▶ [Exercise requirements]: Copy every line of the listing exactly.

===== Data section

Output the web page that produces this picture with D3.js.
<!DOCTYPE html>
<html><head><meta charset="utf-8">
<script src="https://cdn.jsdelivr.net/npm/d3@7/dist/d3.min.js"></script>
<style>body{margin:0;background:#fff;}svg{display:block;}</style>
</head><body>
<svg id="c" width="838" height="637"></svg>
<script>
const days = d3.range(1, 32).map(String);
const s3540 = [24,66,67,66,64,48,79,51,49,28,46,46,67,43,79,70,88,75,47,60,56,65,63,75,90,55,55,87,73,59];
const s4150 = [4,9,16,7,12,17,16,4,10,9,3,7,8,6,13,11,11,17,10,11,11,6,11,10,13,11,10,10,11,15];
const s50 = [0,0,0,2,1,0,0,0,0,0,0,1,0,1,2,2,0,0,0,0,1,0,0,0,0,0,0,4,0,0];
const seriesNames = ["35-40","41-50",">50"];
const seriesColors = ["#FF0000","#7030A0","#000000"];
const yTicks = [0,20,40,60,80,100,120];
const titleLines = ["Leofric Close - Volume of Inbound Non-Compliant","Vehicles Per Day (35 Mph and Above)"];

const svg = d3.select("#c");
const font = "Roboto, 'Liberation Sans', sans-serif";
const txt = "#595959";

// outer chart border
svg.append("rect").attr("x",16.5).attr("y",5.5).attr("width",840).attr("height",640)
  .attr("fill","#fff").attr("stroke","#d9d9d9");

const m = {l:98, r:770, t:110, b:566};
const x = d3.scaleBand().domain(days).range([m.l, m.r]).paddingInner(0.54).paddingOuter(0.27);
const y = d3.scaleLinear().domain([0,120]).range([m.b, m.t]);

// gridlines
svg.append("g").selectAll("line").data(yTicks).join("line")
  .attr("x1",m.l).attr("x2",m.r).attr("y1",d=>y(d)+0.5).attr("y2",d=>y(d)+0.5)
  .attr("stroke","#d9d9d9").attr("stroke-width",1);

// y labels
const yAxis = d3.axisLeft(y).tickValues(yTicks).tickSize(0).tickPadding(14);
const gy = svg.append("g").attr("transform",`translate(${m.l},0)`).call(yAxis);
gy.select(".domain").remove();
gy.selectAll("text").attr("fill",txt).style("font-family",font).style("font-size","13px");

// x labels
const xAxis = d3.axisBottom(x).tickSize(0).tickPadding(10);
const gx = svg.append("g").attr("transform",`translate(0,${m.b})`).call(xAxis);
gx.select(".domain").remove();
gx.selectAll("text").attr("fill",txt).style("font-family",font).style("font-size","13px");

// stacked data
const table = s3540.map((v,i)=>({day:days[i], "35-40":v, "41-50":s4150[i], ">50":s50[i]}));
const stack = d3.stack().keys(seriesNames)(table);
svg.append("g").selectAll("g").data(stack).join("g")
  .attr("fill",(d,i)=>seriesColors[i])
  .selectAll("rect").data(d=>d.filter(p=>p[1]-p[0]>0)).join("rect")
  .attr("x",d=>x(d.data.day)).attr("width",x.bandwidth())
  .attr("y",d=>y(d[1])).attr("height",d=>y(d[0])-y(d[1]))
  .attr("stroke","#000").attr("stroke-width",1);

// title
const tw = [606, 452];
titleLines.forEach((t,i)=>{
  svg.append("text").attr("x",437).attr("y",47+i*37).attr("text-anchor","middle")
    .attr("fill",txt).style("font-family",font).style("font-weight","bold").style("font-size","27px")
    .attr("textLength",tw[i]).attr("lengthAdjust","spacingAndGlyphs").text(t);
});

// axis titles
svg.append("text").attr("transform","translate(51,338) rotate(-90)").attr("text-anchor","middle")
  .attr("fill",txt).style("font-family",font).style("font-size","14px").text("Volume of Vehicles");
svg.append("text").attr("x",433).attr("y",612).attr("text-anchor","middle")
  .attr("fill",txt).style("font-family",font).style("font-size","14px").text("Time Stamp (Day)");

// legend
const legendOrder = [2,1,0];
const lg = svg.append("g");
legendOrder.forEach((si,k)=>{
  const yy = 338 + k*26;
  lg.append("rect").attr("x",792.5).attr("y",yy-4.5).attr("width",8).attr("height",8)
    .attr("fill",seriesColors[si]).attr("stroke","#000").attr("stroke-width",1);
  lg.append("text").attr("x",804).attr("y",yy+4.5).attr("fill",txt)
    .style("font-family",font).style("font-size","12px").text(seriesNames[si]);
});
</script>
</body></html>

==========

▶ [Output below]:
Output the web page that produces this picture with D3.js.
<!DOCTYPE html>
<html><head><meta charset="utf-8">
<script src="https://cdn.jsdelivr.net/npm/d3@7/dist/d3.min.js"></script>
<style>body{margin:0;background:#fff;}svg{display:block;}</style>
</head><body>
<svg id="c" width="838" height="637"></svg>
<script>
const days = d3.range(1, 32).map(String);
const s3540 = [24,66,67,66,64,48,79,51,49,28,46,46,67,43,79,70,88,75,47,60,56,65,63,75,90,55,55,87,73,59];
const s4150 = [4,9,16,7,12,17,16,4,10,9,3,7,8,6,13,11,11,17,10,11,11,6,11,10,13,11,10,10,11,15];
const s50 = [0,0,0,2,1,0,0,0,0,0,0,1,0,1,2,2,0,0,0,0,1,0,0,0,0,0,0,4,0,0];
const seriesNames = ["35-40","41-50",">50"];
const seriesColors = ["#FF0000","#7030A0","#000000"];
const yTicks = [0,20,40,60,80,100,120];
const titleLines = ["Leofric Close - Volume of Inbound Non-Compliant","Vehicles Per Day (35 Mph and Above)"];

const svg = d3.select("#c");
const font = "Roboto, 'Liberation Sans', sans-serif";
const txt = "#595959";

// outer chart border
svg.append("rect").attr("x",16.5).attr("y",5.5).attr("width",840).attr("height",640)
  .attr("fill","#fff").attr("stroke","#d9d9d9");

const m = {l:98, r:770, t:110, b:566};
const x = d3.scaleBand().domain(days).range([m.l, m.r]).paddingInner(0.54).paddingOuter(0.27);
const y = d3.scaleLinear().domain([0,120]).range([m.b, m.t]);

// gridlines
svg.append("g").selectAll("line").data(yTicks).join("line")
  .attr("x1",m.l).attr("x2",m.r).attr("y1",d=>y(d)+0.5).attr("y2",d=>y(d)+0.5)
  .attr("stroke","#d9d9d9").attr("stroke-width",1);

// y labels
const yAxis = d3.axisLeft(y).tickValues(yTicks).tickSize(0).tickPadding(14);
const gy = svg.append("g").attr("transform",`translate(${m.l},0)`).call(yAxis);
gy.select(".domain").remove();
gy.selectAll("text").attr("fill",txt).style("font-family",font).style("font-size","13px");

// x labels
const xAxis = d3.axisBottom(x).tickSize(0).tickPadding(10);
const gx = svg.append("g").attr("transform",`translate(0,${m.b})`).call(xAxis);
gx.select(".domain").remove();
gx.selectAll("text").attr("fill",txt).style("font-family",font).style("font-size","13px");

// stacked data
const table = s3540.map((v,i)=>({day:days[i], "35-40":v, "41-50":s4150[i], ">50":s50[i]}));
const stack = d3.stack().keys(seriesNames)(table);
svg.append("g").selectAll("g").data(stack).join("g")
  .attr("fill",(d,i)=>seriesColors[i])
  .selectAll("rect").data(d=>d.filter(p=>p[1]-p[0]>0)).join("rect")
  .attr("x",d=>x(d.data.day)).attr("width",x.bandwidth())
  .attr("y",d=>y(d[1])).attr("height",d=>y(d[0])-y(d[1]))
  .attr("stroke","#000").attr("stroke-width",1);

// title
const tw = [606, 452];
titleLines.forEach((t,i)=>{
  svg.append("text").attr("x",437).attr("y",47+i*37).attr("text-anchor","middle")
    .attr("fill",txt).style("font-family",font).style("font-weight","bold").style("font-size","27px")
    .attr("textLength",tw[i]).attr("lengthAdjust","spacingAndGlyphs").text(t);
});

// axis titles
svg.append("text").attr("transform","translate(51,338) rotate(-90)").attr("text-anchor","middle")
  .attr("fill",txt).style("font-family",font).style("font-size","14px").text("Volume of Vehicles");
svg.append("text").attr("x",433).attr("y",612).attr("text-anchor","middle")
  .attr("fill",txt).style("font-family",font).style("font-size","14px").text("Time Stamp (Day)");

// legend
const legendOrder = [2,1,0];
const lg = svg.append("g");
legendOrder.forEach((si,k)=>{
  const yy = 338 + k*26;
  lg.append("rect").attr("x",792.5).attr("y",yy-4.5).attr("width",8).attr("height",8)
    .attr("fill",seriesColors[si]).attr("stroke","#000").attr("stroke-width",1);
  lg.append("text").attr("x",804).attr("y",yy+4.5).attr("fill",txt)
    .style("font-family",font).style("font-size","12px").text(seriesNames[si]);
});
</script>
</body></html>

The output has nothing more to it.